__What to do__
Exactly repeat the material, dropping only the pictures.
Start of Stored data
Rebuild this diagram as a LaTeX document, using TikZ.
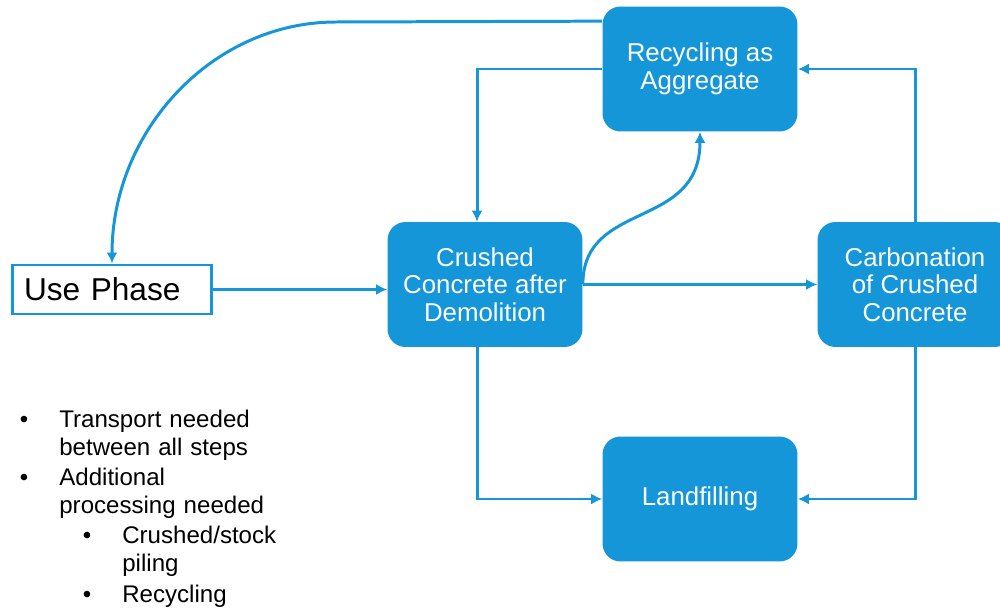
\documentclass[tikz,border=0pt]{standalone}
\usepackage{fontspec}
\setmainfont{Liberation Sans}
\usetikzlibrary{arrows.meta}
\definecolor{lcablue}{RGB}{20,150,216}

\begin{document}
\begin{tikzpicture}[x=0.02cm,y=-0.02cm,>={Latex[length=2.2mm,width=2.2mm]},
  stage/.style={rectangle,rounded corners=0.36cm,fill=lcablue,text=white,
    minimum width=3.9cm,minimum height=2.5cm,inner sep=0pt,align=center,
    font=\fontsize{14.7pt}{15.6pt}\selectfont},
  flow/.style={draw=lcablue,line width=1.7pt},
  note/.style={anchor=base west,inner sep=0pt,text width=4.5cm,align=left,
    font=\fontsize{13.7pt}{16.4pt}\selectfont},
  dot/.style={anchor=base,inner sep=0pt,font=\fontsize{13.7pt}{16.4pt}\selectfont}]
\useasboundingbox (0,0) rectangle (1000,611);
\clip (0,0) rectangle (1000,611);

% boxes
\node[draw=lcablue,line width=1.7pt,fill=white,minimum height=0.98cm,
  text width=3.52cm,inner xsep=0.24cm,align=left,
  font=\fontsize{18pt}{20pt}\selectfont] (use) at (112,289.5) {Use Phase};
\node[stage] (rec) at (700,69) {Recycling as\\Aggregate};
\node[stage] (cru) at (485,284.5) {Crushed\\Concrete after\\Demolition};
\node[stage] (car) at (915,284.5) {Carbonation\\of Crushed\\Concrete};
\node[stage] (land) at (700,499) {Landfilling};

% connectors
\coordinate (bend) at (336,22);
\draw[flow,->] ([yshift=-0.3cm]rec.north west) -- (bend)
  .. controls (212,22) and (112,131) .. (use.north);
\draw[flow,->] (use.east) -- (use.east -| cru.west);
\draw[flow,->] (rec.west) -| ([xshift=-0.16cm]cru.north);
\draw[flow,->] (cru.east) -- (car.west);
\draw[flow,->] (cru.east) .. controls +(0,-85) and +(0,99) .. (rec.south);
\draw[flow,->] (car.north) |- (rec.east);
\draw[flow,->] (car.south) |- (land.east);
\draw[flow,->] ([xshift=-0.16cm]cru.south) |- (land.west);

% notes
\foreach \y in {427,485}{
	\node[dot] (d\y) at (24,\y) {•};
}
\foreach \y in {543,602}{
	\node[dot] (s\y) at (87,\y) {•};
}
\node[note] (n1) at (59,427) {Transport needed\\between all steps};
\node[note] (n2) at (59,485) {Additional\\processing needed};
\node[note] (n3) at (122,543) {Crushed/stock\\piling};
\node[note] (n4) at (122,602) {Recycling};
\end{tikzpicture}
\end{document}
End of Stored data
__Finished answer__
Rebuild this diagram as a LaTeX document, using TikZ.
\documentclass[tikz,border=0pt]{standalone}
\usepackage{fontspec}
\setmainfont{Liberation Sans}
\usetikzlibrary{arrows.meta}
\definecolor{lcablue}{RGB}{20,150,216}

\begin{document}
\begin{tikzpicture}[x=0.02cm,y=-0.02cm,>={Latex[length=2.2mm,width=2.2mm]},
  stage/.style={rectangle,rounded corners=0.36cm,fill=lcablue,text=white,
    minimum width=3.9cm,minimum height=2.5cm,inner sep=0pt,align=center,
    font=\fontsize{14.7pt}{15.6pt}\selectfont},
  flow/.style={draw=lcablue,line width=1.7pt},
  note/.style={anchor=base west,inner sep=0pt,text width=4.5cm,align=left,
    font=\fontsize{13.7pt}{16.4pt}\selectfont},
  dot/.style={anchor=base,inner sep=0pt,font=\fontsize{13.7pt}{16.4pt}\selectfont}]
\useasboundingbox (0,0) rectangle (1000,611);
\clip (0,0) rectangle (1000,611);

% boxes
\node[draw=lcablue,line width=1.7pt,fill=white,minimum height=0.98cm,
  text width=3.52cm,inner xsep=0.24cm,align=left,
  font=\fontsize{18pt}{20pt}\selectfont] (use) at (112,289.5) {Use Phase};
\node[stage] (rec) at (700,69) {Recycling as\\Aggregate};
\node[stage] (cru) at (485,284.5) {Crushed\\Concrete after\\Demolition};
\node[stage] (car) at (915,284.5) {Carbonation\\of Crushed\\Concrete};
\node[stage] (land) at (700,499) {Landfilling};

% connectors
\coordinate (bend) at (336,22);
\draw[flow,->] ([yshift=-0.3cm]rec.north west) -- (bend)
  .. controls (212,22) and (112,131) .. (use.north);
\draw[flow,->] (use.east) -- (use.east -| cru.west);
\draw[flow,->] (rec.west) -| ([xshift=-0.16cm]cru.north);
\draw[flow,->] (cru.east) -- (car.west);
\draw[flow,->] (cru.east) .. controls +(0,-85) and +(0,99) .. (rec.south);
\draw[flow,->] (car.north) |- (rec.east);
\draw[flow,->] (car.south) |- (land.east);
\draw[flow,->] ([xshift=-0.16cm]cru.south) |- (land.west);

% notes
\foreach \y in {427,485}{
	\node[dot] (d\y) at (24,\y) {•};
}
\foreach \y in {543,602}{
	\node[dot] (s\y) at (87,\y) {•};
}
\node[note] (n1) at (59,427) {Transport needed\\between all steps};
\node[note] (n2) at (59,485) {Additional\\processing needed};
\node[note] (n3) at (122,543) {Crushed/stock\\piling};
\node[note] (n4) at (122,602) {Recycling};
\end{tikzpicture}
\end{document}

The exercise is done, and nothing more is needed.